Jade’s often asked, ‘Is this a lesbian pub?’ or ‘Is this a gay pub?’, usually by men clocking The Wheaty’s large representations of women and gay men. 

“My response is generally informed by the way the question’s asked. Yes, the pub is proudly run by lesbians and we always saw it also as a feminist project, but often I’ll think, ‘If I say yes, will you leave?’. We try to make this a space where dickheads deselect themselves. And we throw a lot of people out if they can’t respect everyone else’s right to be who they are and have a relaxed time. I find macho, boorish, heteronormative drinking behaviour repulsive and we don’t tolerate it. We don’t do shots and we don’t do happy hours. The Wheaty is a grown-up space, for thinking and drinking, as we like to call it. 

“We saw an opportunity to do things a little differently and support the things we thought were important”

“And especially with this fucking great moral panic currently going on about trans and non-binary people, it’s really important to have a space that is safe, as well as to demonstrate to broader society that the sky won’t fall just because these people are living as their true selves. As with all the shitty scrutiny that was stirred up by the 2017 plebiscite on same-sex marriage, with gay people required to justify their entitlement to equal human rights, and the kind of shit gay men and lesbians were routinely copping 20 and 30 years ago. It’s all shifted to trans and non-binary people now, because they’re slightly more marginal. Fucking depressing. So we make a point of letting them know they are welcome, and that if they are getting a hard time from anybody, we will deal with it for them, because it’s their space. Queer customers tell us regularly how comfortable they feel here, and that feels awesome.”

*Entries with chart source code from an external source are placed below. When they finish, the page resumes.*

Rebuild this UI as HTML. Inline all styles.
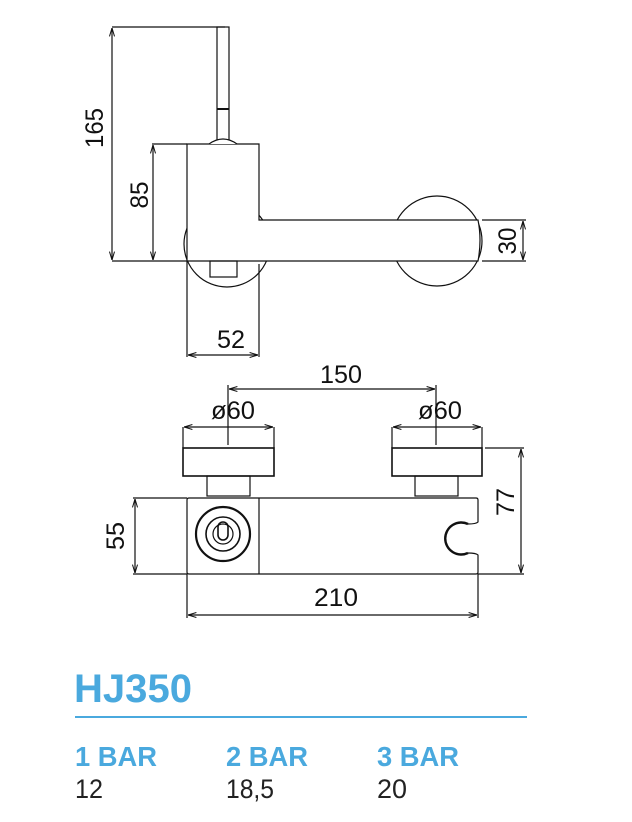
<!DOCTYPE html>
<html><head><style>
html,body{margin:0;padding:0;background:#fff;}
svg{display:block}
.d{font-family:"Liberation Sans",sans-serif;font-size:25px;fill:#111}
.b{font-family:"Liberation Sans",sans-serif;font-weight:bold;fill:#4aa9de}
.v{font-family:"Liberation Sans",sans-serif;fill:#222;font-size:27px}
</style></head><body>
<svg width="632" height="822" viewBox="0 0 632 822" xmlns="http://www.w3.org/2000/svg">
<defs>
<marker id="a" viewBox="0 0 10 10" refX="10" refY="5" markerWidth="7" markerHeight="7" orient="auto-start-reverse"><path d="M0,2 L10,5 L0,8" fill="none" stroke="#111" stroke-width="1.2"/></marker>
</defs>
<g fill="none" stroke="#111" stroke-width="1.2">
<circle cx="227" cy="244" r="43"/>
<circle cx="437" cy="241" r="45"/>
<path d="M187,144 H259 V220 H478 Q482,240 478,261 H187 Z" fill="#fff"/>
<rect x="217" y="27" width="12" height="113" fill="#fff"/>
<line x1="217" y1="109" x2="229" y2="109" stroke-width="2"/>
<path d="M209,144 Q223,134 237,144" fill="#fff"/>
<rect x="210" y="261" width="27" height="16"/>
<line x1="112" y1="27" x2="225" y2="27"/>
<line x1="112" y1="261" x2="187" y2="261"/>
<line x1="112" y1="28" x2="112" y2="260" marker-start="url(#a)" marker-end="url(#a)"/>
<line x1="152" y1="144" x2="187" y2="144"/>
<line x1="153" y1="145" x2="153" y2="260" marker-start="url(#a)" marker-end="url(#a)"/>
<line x1="187" y1="261" x2="187" y2="357"/>
<line x1="259" y1="264" x2="259" y2="357"/>
<line x1="188" y1="355" x2="258" y2="355" marker-start="url(#a)" marker-end="url(#a)"/>
<line x1="482" y1="220" x2="526" y2="220"/>
<line x1="482" y1="261" x2="526" y2="261"/>
<line x1="523" y1="221" x2="523" y2="260" marker-start="url(#a)" marker-end="url(#a)"/>

<line x1="229" y1="389" x2="435" y2="389" marker-start="url(#a)" marker-end="url(#a)"/>
<line x1="228" y1="385" x2="228" y2="445"/>
<line x1="436" y1="385" x2="436" y2="445"/>
<line x1="183" y1="427" x2="183" y2="448"/>
<line x1="274" y1="427" x2="274" y2="448"/>
<line x1="184" y1="427" x2="273" y2="427" marker-start="url(#a)" marker-end="url(#a)"/>
<line x1="392" y1="427" x2="392" y2="448"/>
<line x1="482" y1="427" x2="482" y2="448"/>
<line x1="393" y1="427" x2="481" y2="427" marker-start="url(#a)" marker-end="url(#a)"/>
<rect x="183" y="448" width="91" height="28" stroke-width="1.6"/>
<rect x="392" y="448" width="90" height="28" stroke-width="1.6"/>
<rect x="207" y="476" width="43" height="20"/>
<rect x="415" y="476" width="43" height="20"/>
<path d="M468,553 Q476,553 478,555 V572 Q478,574 476,574 H189 Q187,574 187,572 V500 Q187,498 189,498 H476 Q478,498 478,500 V522 Q476,524 468,524"/>
<path d="M468,524 A16,16 0 1 0 468,553" stroke-width="2.4"/>
<line x1="259" y1="498" x2="259" y2="574"/>
<circle cx="223" cy="534" r="27" stroke-width="2.2"/>
<circle cx="223" cy="534" r="17" stroke-width="1.6"/>
<circle cx="223" cy="534" r="10"/>
<rect x="218" y="522" width="10" height="18" rx="5" stroke-width="1.6"/>
<line x1="133" y1="498" x2="187" y2="498"/>
<line x1="133" y1="574" x2="187" y2="574"/>
<line x1="135" y1="499" x2="135" y2="573" marker-start="url(#a)" marker-end="url(#a)"/>
<line x1="485" y1="448" x2="524" y2="448"/>
<line x1="478" y1="574" x2="524" y2="574"/>
<line x1="521" y1="449" x2="521" y2="573" marker-start="url(#a)" marker-end="url(#a)"/>
<line x1="187" y1="574" x2="187" y2="618"/>
<line x1="478" y1="574" x2="478" y2="618"/>
<line x1="188" y1="615" x2="477" y2="615" marker-start="url(#a)" marker-end="url(#a)"/>
</g>
<g class="d">
<text transform="translate(103,128) rotate(-90)" text-anchor="middle" textLength="40" lengthAdjust="spacingAndGlyphs">165</text>
<text transform="translate(148,195) rotate(-90)" text-anchor="middle" textLength="27" lengthAdjust="spacingAndGlyphs">85</text>
<text x="231" y="348" text-anchor="middle" textLength="28" lengthAdjust="spacingAndGlyphs">52</text>
<text transform="translate(516,241) rotate(-90)" text-anchor="middle" textLength="27" lengthAdjust="spacingAndGlyphs">30</text>
<text x="341" y="383" text-anchor="middle" textLength="42" lengthAdjust="spacingAndGlyphs">150</text>
<text x="233" y="419" text-anchor="middle" textLength="44" lengthAdjust="spacingAndGlyphs">ø60</text>
<text x="440" y="419" text-anchor="middle" textLength="44" lengthAdjust="spacingAndGlyphs">ø60</text>
<text transform="translate(124,536) rotate(-90)" text-anchor="middle" textLength="28" lengthAdjust="spacingAndGlyphs">55</text>
<text transform="translate(514,502) rotate(-90)" text-anchor="middle" textLength="28" lengthAdjust="spacingAndGlyphs">77</text>
<text x="336" y="606" text-anchor="middle" textLength="44" lengthAdjust="spacingAndGlyphs">210</text>
</g>
<text class="b" x="74" y="702" font-size="40" textLength="118" lengthAdjust="spacingAndGlyphs">HJ350</text>
<rect x="75" y="716" width="452" height="2" fill="#4aa9de"/>
<text class="b" x="75" y="766" font-size="28" textLength="82" lengthAdjust="spacingAndGlyphs">1 BAR</text>
<text class="b" x="226" y="766" font-size="28" textLength="82" lengthAdjust="spacingAndGlyphs">2 BAR</text>
<text class="b" x="377" y="766" font-size="28" textLength="82" lengthAdjust="spacingAndGlyphs">3 BAR</text>
<text class="v" x="75" y="798" textLength="28" lengthAdjust="spacingAndGlyphs">12</text>
<text class="v" x="226" y="798" textLength="48" lengthAdjust="spacingAndGlyphs">18,5</text>
<text class="v" x="377" y="798" textLength="30" lengthAdjust="spacingAndGlyphs">20</text>
</svg>
</body></html>
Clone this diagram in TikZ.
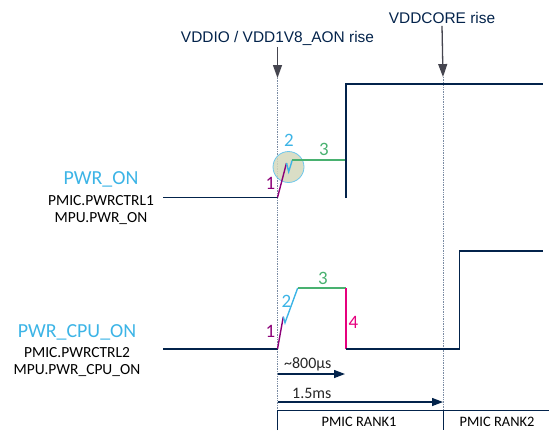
\documentclass[tikz,border=0pt]{standalone}
\usepackage{fontspec}
\setmainfont{Carlito}
\newfontfamily\arialfont{Liberation Sans}
\usetikzlibrary{arrows.meta, positioning}
\definecolor{stnavy}{HTML}{03234B}
\definecolor{stblue}{HTML}{3CB4E6}
\definecolor{stpurple}{HTML}{8C0078}
\definecolor{stgreen}{HTML}{49B170}
\definecolor{stpink}{HTML}{E6007E}
\definecolor{markgray}{HTML}{45454F}
\definecolor{guidegray}{HTML}{7A8BA3}
\definecolor{glitchfill}{HTML}{D3D8BC}
\tikzset{
  wave/.style={draw=stnavy, line width=1.4pt},
  seg/.style={line width=1.4pt},
  guide/.style={draw=guidegray, dash pattern=on 1pt off 0.7pt, line width=0.9pt},
  event/.style={-{Triangle[length=13pt, width=9pt]}, draw=markgray, line width=1.3pt},
  evlabel/.style={font=\arialfont\fontsize{15.5}{18}\selectfont, text=stnavy, inner sep=2pt},
  signame/.style={font=\fontsize{20}{24}\selectfont, text=stblue, inner sep=0pt},
  regname/.style={font=\fontsize{15.5}{18}\selectfont, text=black, inner sep=0pt},
  stepnum/.style={font=\fontsize{19}{22}\selectfont, inner sep=0pt},
  dim/.style={-{Triangle[length=11pt, width=8pt]}, draw=stnavy, line width=1.3pt},
  dimlabel/.style={font=\fontsize{16}{19}\selectfont, text=black!85, inner sep=0pt},
  rankline/.style={draw=stnavy, line width=0.8pt},
  rank/.style={font=\fontsize{14.5}{17}\selectfont, text=black, inner sep=0pt}
}
\begin{document}
\begin{tikzpicture}[x=1bp, y=-1bp]
  \useasboundingbox (0,0) rectangle (549,430);

  % signal names
  \node[signame] (pwron) at (101,179) {PWR\_ON};
  \node[regname, below=8bp of pwron] (ctrl1) {PMIC.PWRCTRL1};
  \node[regname, below=7bp of ctrl1] (mpu1) {MPU.PWR\_ON};
  \node[signame] (pwrcpu) at (77,332) {PWR\_CPU\_ON};
  \node[regname, below=7bp of pwrcpu] (ctrl2) {PMIC.PWRCTRL2};
  \node[regname, below=7bp of ctrl2] (mpu2) {MPU.PWR\_CPU\_ON};

  % supply events
  \node[evlabel] (iorise) at (277.5,38) {VDDIO / VDD1V8\_AON rise};
  \node[evlabel] (corerise) at (442,18) {VDDCORE rise};
  \coordinate (iotip) at (277.5,78);
  \coordinate (coretip) at (443,77);
  \coordinate (iobot) at (277.5,410);
  \coordinate (corebot) at (443,410);
  \draw[guide] (iotip) -- (iobot);
  \draw[guide] (coretip) -- (corebot);
  \draw[event] (iorise.south) -- (iotip);
  \draw[event] (corerise.south) -- (coretip);

  \node[circle, draw=stblue!75, fill=glitchfill, fill opacity=0.85, line width=0.8pt,
        minimum size=31bp, inner sep=0pt] (glitch) at (288.5,167) {};

  % PWR_ON
  \coordinate (a0) at (163,197.5);
  \coordinate (a1) at (277.5,197.5);
  \coordinate (a2) at (286.5,163);
  \coordinate (a3) at (288.7,171.7);
  \coordinate (a4) at (292.3,160);
  \coordinate (a5) at (346,160);
  \coordinate (a6) at (346,198);
  \coordinate (a7) at (346,84);
  \coordinate (a8) at (543,84);
  \draw[wave] (a0) -- (a1);
  \draw[seg, stpurple] (a1) -- (a2);
  \draw[seg, stblue] (a2) -- (a3) -- (a4);
  \draw[seg, stgreen] (a4) -- (a5);
  \draw[wave] (a6) -- (a7) -- (a8);
  \node[stepnum, text=stpurple] (n1a) at (270.5,183) {1};
  \node[stepnum, text=stblue] (n2a) at (289,140) {2};
  \node[stepnum, text=stgreen] (n3a) at (324,149) {3};

  % PWR_CPU_ON
  \coordinate (b0) at (163,349);
  \coordinate (b1) at (277.5,349);
  \coordinate (b2) at (283.3,316.7);
  \coordinate (b3) at (285,322.7);
  \coordinate (b4) at (297.7,288);
  \coordinate (b5) at (346,288);
  \coordinate (b6) at (346,349);
  \coordinate (b7) at (459.3,349);
  \coordinate (b8) at (459.3,251);
  \coordinate (b9) at (543,251);
  \draw[wave] (b0) -- (b1);
  \draw[seg, stpurple] (b1) -- (b2);
  \draw[seg, stblue] (b2) -- (b3) -- (b4);
  \draw[seg, stgreen] (b4) -- (b5);
  \draw[seg, stpink] (b5) -- (b6);
  \draw[wave] (b6) -- (b7) -- (b8) -- (b9);
  \node[stepnum, text=stpurple] (n1b) at (270.5,331) {1};
  \node[stepnum, text=stblue] (n2b) at (286.5,301) {2};
  \node[stepnum, text=stgreen] (n3b) at (323,278) {3};
  \node[stepnum, text=stpink] (n4b) at (353.5,322) {4};

  % timings
  \coordinate (t0a) at (277.5,374);
  \coordinate (t800) at (345,374);
  \coordinate (t0b) at (277.5,402);
  \coordinate (t15) at (443,402);
  \draw[dim] (t0a) -- (t800);
  \draw[dim] (t0b) -- (t15);
  \node[dimlabel, anchor=base west] (lbl800) at (284,368) {\textasciitilde800µs};
  \node[dimlabel, anchor=base west] (lbl15) at (292,398) {1.5ms};

  % PMIC ranks
  \coordinate (r0) at (277.5,430);
  \coordinate (r1) at (443,430);
  \coordinate (rend) at (549,410);
  \draw[rankline] (r0) -- (iobot) -- (rend);
  \draw[rankline] (corebot) -- (r1);
  \node[rank] (rank1) at (359,422) {PMIC RANK1};
  \node[rank] (rank2) at (497,422) {PMIC RANK2};
\end{tikzpicture}
\end{document}
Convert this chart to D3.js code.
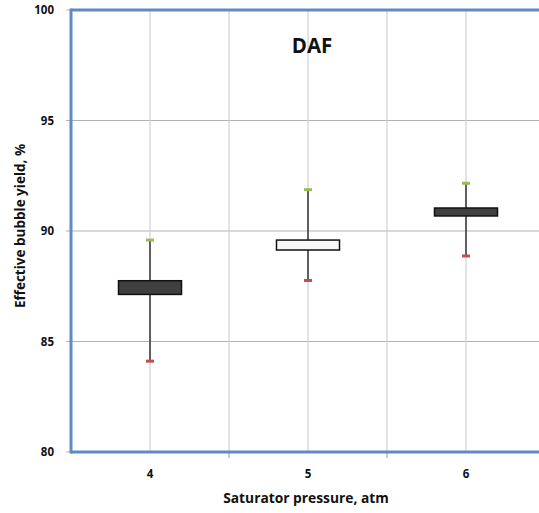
<!DOCTYPE html>
<html><head><meta charset="utf-8">
<script src="https://cdn.jsdelivr.net/npm/d3@7/dist/d3.min.js"></script>
<style>body{margin:0;background:#fff;} text{font-family:"Open Sans",Lato,sans-serif;font-weight:bold;}</style>
</head><body>
<svg id="c" width="539" height="513"></svg>
<script>
const categories = ["4", "5", "6"];
const boxHigh = [87.75, 89.59, 91.04];
const boxLow = [87.13, 89.14, 90.68];
const whiskerMax = [89.59, 91.87, 92.16];
const whiskerMin = [84.11, 87.76, 88.87];
const boxFill = ["#404040", "#f8f8f8", "#404040"];
const yTicks = [80, 85, 90, 95, 100];

const svg = d3.select("#c");
const L = 71, T = 10, B = 452, R = 545;
const x = d3.scaleBand().domain(categories).range([L, R]).paddingInner(0).paddingOuter(0);
const y = d3.scaleLinear().domain([80, 100]).range([B, T]);
const bw = x.bandwidth();

// horizontal gridlines
svg.append("g").selectAll("line").data(yTicks).join("line")
  .attr("x1", L - 5).attr("x2", R).attr("y1", d => y(d)).attr("y2", d => y(d))
  .attr("stroke", "#b3b3b3").attr("stroke-width", 1.2);
// vertical gridlines: category centres and boundaries
const vlines = [];
categories.forEach(c => { vlines.push(x(c) + bw / 2); vlines.push(x(c) + bw); });
svg.append("g").selectAll("line").data(vlines).join("line")
  .attr("x1", d => d).attr("x2", d => d).attr("y1", T).attr("y2", B)
  .attr("stroke", "#d0d0d0").attr("stroke-width", 1.2);
// bottom ticks at boundaries
svg.append("g").selectAll("line").data(categories.map(c => x(c) + bw)).join("line")
  .attr("x1", d => d).attr("x2", d => d).attr("y1", B).attr("y2", B + 6)
  .attr("stroke", "#999").attr("stroke-width", 1);

// axes frame
svg.append("line").attr("x1", L).attr("x2", 539).attr("y1", T).attr("y2", T).attr("stroke", "#6189c2").attr("stroke-width", 3);
svg.append("line").attr("x1", L).attr("x2", 539).attr("y1", B).attr("y2", B).attr("stroke", "#6189c2").attr("stroke-width", 3);
svg.append("line").attr("x1", L).attr("x2", L).attr("y1", T - 1.5).attr("y2", B + 1.5).attr("stroke", "#6189c2").attr("stroke-width", 3);

// y tick labels
svg.append("g").selectAll("text").data(yTicks).join("text")
  .attr("x", 54).attr("y", d => y(d) + 4).attr("text-anchor", "end")
  .attr("font-size", 11.5).attr("fill", "#111").text(d => d);
// x tick labels
svg.append("g").selectAll("text").data(categories).join("text")
  .attr("x", d => x(d) + bw / 2).attr("y", 478).attr("text-anchor", "middle")
  .attr("font-size", 11.5).attr("fill", "#111").text(d => d);

// boxes
const g = svg.append("g");
categories.forEach((c, i) => {
  const cx = x(c) + bw / 2;
  g.append("line").attr("x1", cx).attr("x2", cx).attr("y1", y(whiskerMax[i])).attr("y2", y(whiskerMin[i]))
    .attr("stroke", "#333").attr("stroke-width", 1.5);
  g.append("rect").attr("x", cx - 31.5).attr("width", 63)
    .attr("y", y(boxHigh[i])).attr("height", y(boxLow[i]) - y(boxHigh[i]))
    .attr("fill", boxFill[i]).attr("stroke", "#111").attr("stroke-width", 1.5);
  g.append("rect").attr("x", cx - 4).attr("width", 8).attr("y", y(whiskerMax[i]) - 1.5).attr("height", 3).attr("fill", "#9bbb59");
  g.append("rect").attr("x", cx - 4).attr("width", 8).attr("y", y(whiskerMin[i]) - 1.5).attr("height", 3).attr("fill", "#c0504d");
});

svg.append("text").attr("x", 312).attr("y", 53).attr("text-anchor", "middle").attr("font-size", 20.5).attr("fill", "#111").text("DAF");
svg.append("text").attr("x", 306).attr("y", 503).attr("text-anchor", "middle").attr("font-size", 13.8).attr("fill", "#111").text("Saturator pressure, atm");
svg.append("text").attr("transform", "translate(25,226) rotate(-90)").attr("text-anchor", "middle").attr("font-size", 13.5).attr("fill", "#111").text("Effective bubble yield, %");
</script>
</body></html>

Jade expanded operations in 2014, founding the Wheaty Brewing Corps (WBC) to realise a long-held dream to brew her own beers on the premises. Her female brewing team immediately proved prolific, launching 44 different beers in WBC’s first year. And with the craft-beer scene’s explosion by then well underway, the ability to stock almost exclusively her own diverse and lovingly honed brews alongside meticulously curated local wines and niche boutique spirits, ‘all sourced from cool people who really care about quality’, once again put The Wheaty ahead of the curve. As was neatly underlined when WBC won Champion Small Brewery at the 2017 Craft Beer Awards. 

Jade has also nurtured an adventurous line in collabs, working with brewing trailblazers, such as Melbourne’s Fixation, Sydney’s Wildflower and Bavaria’s Weihenstephan, at 983 years old the world’s oldest existing brewery. Jade’s also collaborated with independent distillers she admires, including Adelaide’s Tin Shed Distilling and nearby Fleurieu Distillery. The fruits of these joint projects can often be sampled at one of the regular beer or whisky tastings, which have joined an events roster that today stages live music on four nights of most weeks, as have poetry nights, whose popularity has taken Jade pleasantly by surprise and which she estimates draw around 50 per cent queer performers. 

“I love the community continuity pubs stand for,” says Jade, who today runs The Wheaty with her partner Maeve. “Some are around hundreds of years, and as a publican you’re a guardian, your job is to steer your pub through your tenure, and hope to leave it better than you found it. Nowadays we have 18-year-olds who first came in as babes in arms asking for jobs. That feels very cool. 

“Someone once described San Francisco as 49 square miles surrounded by reality. I like to think we’re a bit like that, a little parallel universe where everyone can be who they are and do what they want: 500 square metres surrounded by reality.”